Ces données doivent être replacées dans un cadre plus général. Plusieurs recherches récentes convergent pour dire que la proportion de femmes jeunes consommatrices d’alcool augmente dans les pays industriels de même que de nombreuses femmes enceintes ne respectent pas les messages sanitaires les concernant. Ces résultats coïncident d’autre part avec une étude de l’Université de Boston publiée dans le Journal of Study on Alcohol and Drugs. Elle conclut (en dehors de la grossesse) que boire, modérément (soit de 1 à 3 verres de boissons alcooliques par semaine) aiderait à ressentir une certaine «qualité de vie», qualité supérieure à celle procurée par l’abstinence. Ces résultats ont été obtenus sur un échantillon de 5.404 Canadiens âgés de 50 ans et plus. Des évaluations répétées durant une période de quatorze ans ont permis aux auteurs de classer les participants en fonction des changements dans leurs habitudes de consommation et d’identifier les buveurs modérés persistants.

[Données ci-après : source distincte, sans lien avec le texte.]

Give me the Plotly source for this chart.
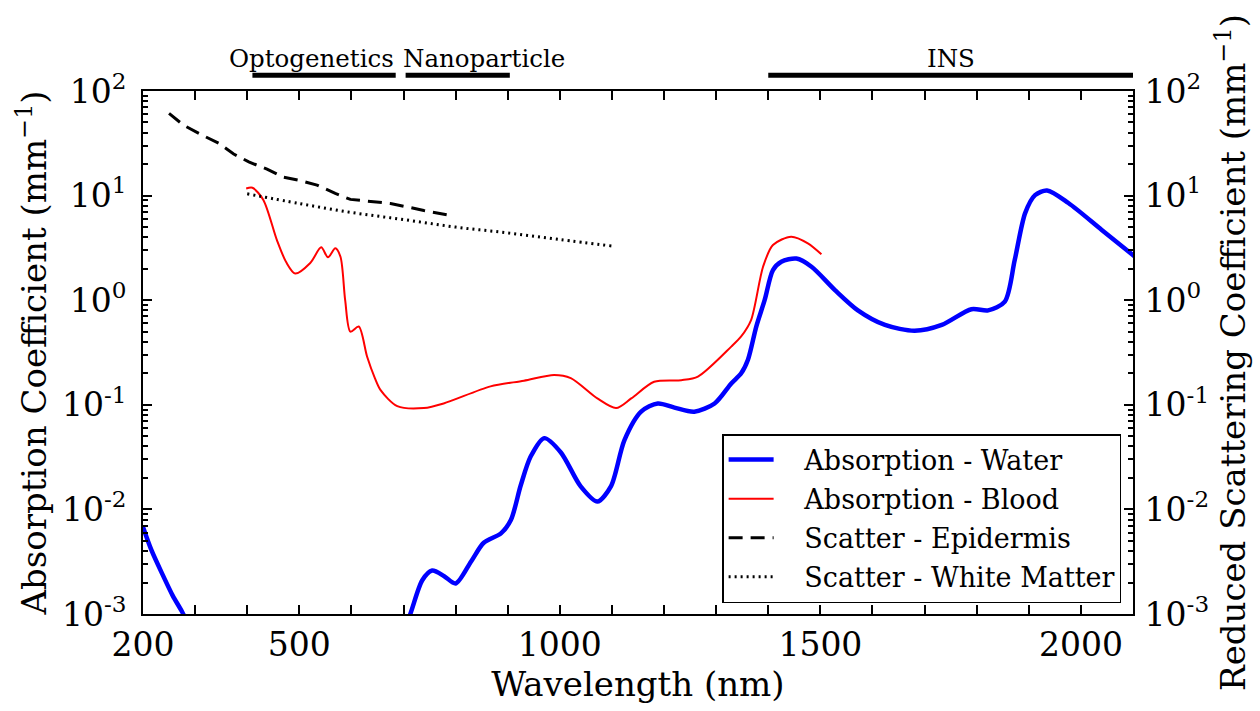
import plotly.graph_objects as go

# ---------------- data ----------------
water_nm = [200, 216, 239, 257, 275, 300, 400, 500, 600, 700, 713, 736, 755, 778, 800,
            830, 854, 887, 906, 925, 944, 970, 1002, 1040, 1072, 1098, 1124, 1156, 1188,
            1220, 1258, 1297, 1329, 1348, 1361, 1377, 1393, 1409, 1425, 1454, 1483, 1528,
            1572, 1624, 1681, 1733, 1790, 1822, 1854, 1873, 1893, 1912, 1935, 1976, 2040, 2104]
water_abs = [0.0068, 0.0041, 0.0023, 0.0015, 0.00105, 0.0006, 0.00015, 0.0001, 0.0002, 0.0007,
             0.001, 0.0021, 0.0026, 0.0023, 0.00196, 0.0032, 0.0048, 0.0059, 0.0079, 0.017,
             0.032, 0.048, 0.035, 0.0166, 0.0119, 0.0166, 0.046, 0.086, 0.103, 0.094, 0.086,
             0.103, 0.16, 0.2, 0.27, 0.56, 1.0, 1.94, 2.33, 2.5, 2.09, 1.25, 0.80, 0.58,
             0.51, 0.58, 0.82, 0.80, 0.97, 2.42, 6.8, 10.1, 11.2, 8.5, 4.7, 2.6]

blood_nm = [398, 410, 431, 457, 475, 492, 521, 542, 555, 569, 579, 588, 598, 614, 630,
            645, 656, 688, 739, 777, 867, 931, 989, 1021, 1072, 1108, 1137, 1181, 1233,
            1265, 1329, 1348, 1367, 1390, 1409, 1444, 1476, 1502]
blood_abs = [11.7, 11.9, 9.1, 3.76, 2.3, 1.8, 2.27, 3.2, 2.57, 3.13, 2.6, 1.0, 0.50, 0.56,
             0.29, 0.18, 0.138, 0.097, 0.093, 0.103, 0.15, 0.17, 0.193, 0.18, 0.115, 0.093,
             0.115, 0.166, 0.172, 0.186, 0.36, 0.45, 0.645, 2.09, 3.37, 4.05, 3.5, 2.75]

epi_nm = [250, 278, 313, 345, 374, 403, 438, 470, 502, 534, 569, 598, 637, 675, 707, 739, 787]
epi_scatter = [61, 47, 38, 31.7, 25, 21, 17.9, 15, 13.9, 12.6, 10.5, 9.2, 8.8, 8.4, 7.8, 7.2, 6.5]

wm_nm = [400, 500, 600, 700, 800, 900, 1000, 1100]
wm_scatter = [10.4, 8.4, 6.9, 5.9, 5.0, 4.4, 3.8, 3.3]

series_names = ["Absorption - Water", "Absorption - Blood",
                "Scatter - Epidermis", "Scatter - White Matter"]

band_names = ["Optogenetics", "Nanoparticle", "INS"]
band_start = [410, 704, 1400]
band_end = [685, 904, 2100]
band_label_x = [523, 855, 1750]

x_ticks = [200, 500, 1000, 1500, 2000]
y_ticks = [1e-3, 1e-2, 1e-1, 1e0, 1e1, 1e2]
y_tick_text = ["10<sup>-3</sup>", "10<sup>-2</sup>", "10<sup>-1</sup>",
               "10<sup>0</sup>", "10<sup>1</sup>", "10<sup>2</sup>"]

# ---------------- figure ----------------
FONT = "DejaVu Serif"
PAD = "\u00a0\u00a0\u00a0"  # gap between legend sample and label
fig = go.Figure()

fig.add_trace(go.Scatter(x=water_nm, y=water_abs, mode="lines", name=PAD + series_names[0],
                         legendgroup="a",
                         line=dict(color="#0000ff", width=4.5, shape="spline", smoothing=0.8)))
fig.add_trace(go.Scatter(x=blood_nm, y=blood_abs, mode="lines", name=PAD + series_names[1],
                         legendgroup="b",
                         line=dict(color="#ff0000", width=2, shape="spline", smoothing=0.8)))
fig.add_trace(go.Scatter(x=epi_nm, y=epi_scatter, mode="lines", name=PAD + series_names[2],
                         yaxis="y2", legendgroup="c",
                         line=dict(color="black", width=3, dash="14px,8px")))
fig.add_trace(go.Scatter(x=wm_nm, y=wm_scatter, mode="lines", name=PAD + series_names[3],
                         yaxis="y2", legendgroup="d",
                         line=dict(color="black", width=3, dash="2px,4px", shape="spline")))

# bands above the plot
for name, s, e, lx in zip(band_names, band_start, band_end, band_label_x):
    fig.add_shape(type="line", xref="x", yref="paper", x0=s, x1=e, y0=1.03, y1=1.03,
                  line=dict(color="black", width=5))
    fig.add_annotation(x=lx, y=1.062, xref="x", yref="paper", text=name, showarrow=False,
                       yanchor="middle", font=dict(family=FONT, size=24.5, color="black"))

minor_x = [v for v in range(200, 2101, 100) if v not in x_ticks]
minor_y = [m * 10.0 ** d for d in range(-3, 2) for m in range(2, 10)]

axis_common = dict(showgrid=False, zeroline=False, linecolor="black", linewidth=2,
                   ticks="inside", tickcolor="black", tickwidth=1.5,
                   tickfont=dict(family=FONT, size=33, color="black"))

fig.update_layout(
    width=1260, height=711,
    margin=dict(l=143, r=127, t=91, b=97),
    paper_bgcolor="white", plot_bgcolor="white",
    font=dict(family=FONT, color="black"),
    xaxis=dict(range=[200, 2100], tickvals=x_ticks, ticklen=9, showline=True,
               mirror="allticks",
               minor=dict(tickvals=minor_x, ticks="inside", ticklen=5, tickcolor="black"),
               title=dict(text="Wavelength (nm)", font=dict(family=FONT, size=34), standoff=6),
               **axis_common),
    yaxis=dict(type="log", range=[-3, 2], tickvals=y_ticks, ticktext=y_tick_text, ticklen=9,
               showline=True, mirror=True, ticklabelstandoff=8,
               minor=dict(tickvals=minor_y, ticks="inside", ticklen=5, tickcolor="black"),
               title=dict(text="Absorption Coefficient (mm<sup>−1</sup>)",
                          font=dict(family=FONT, size=34), standoff=5),
               **axis_common),
    yaxis2=dict(type="log", range=[-3, 2], tickvals=y_ticks, ticktext=y_tick_text, ticklen=9,
                overlaying="y", side="right", showline=True, ticklabelstandoff=3,
                minor=dict(tickvals=minor_y, ticks="inside", ticklen=5, tickcolor="black"),
                title=dict(text="Reduced Scattering Coefficient (mm<sup>−1</sup>)",
                           font=dict(family=FONT, size=34), standoff=10),
                **axis_common),
    legend=dict(x=0.988, y=0.021, xanchor="right", yanchor="bottom",
                bgcolor="white", bordercolor="black", borderwidth=1.5,
                font=dict(family=FONT, size=27, color="black"),
                itemwidth=45, tracegroupgap=1),
    showlegend=True,
)

fig.write_html("out.html", config={"displayModeBar": False},
               post_script="document.body.style.margin='0px';")
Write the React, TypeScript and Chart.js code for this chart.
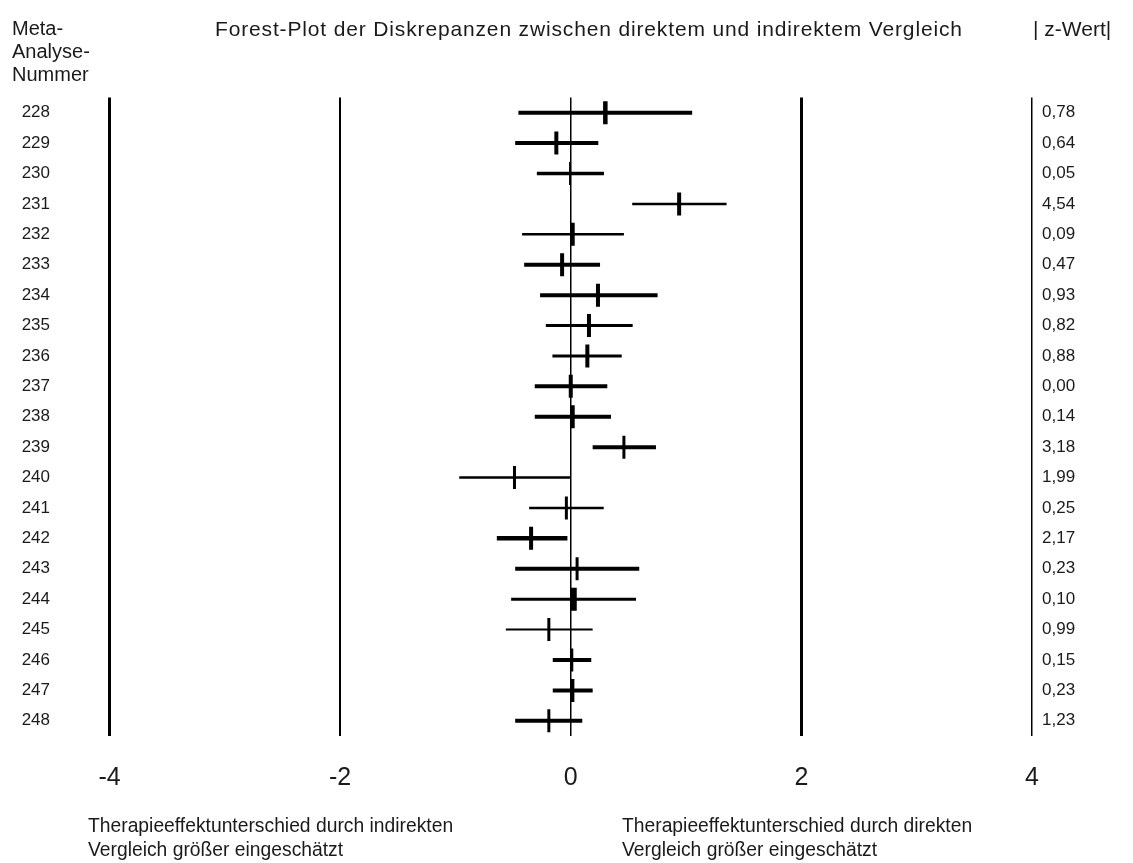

Les enquêteurs concluent en substance que les buveurs modérés réguliers ont des niveaux de qualité de vie en moyenne supérieur que les abstinents et que la poursuite d’une consommation modérée n’impacte pas significativement l’évolution de cette qualité de vie. Question: peut-on ainsi mettre si facilement en rapport une notion aussi complexe que la «qualité de vie» avec la seule consommation (modérée) d’alcool?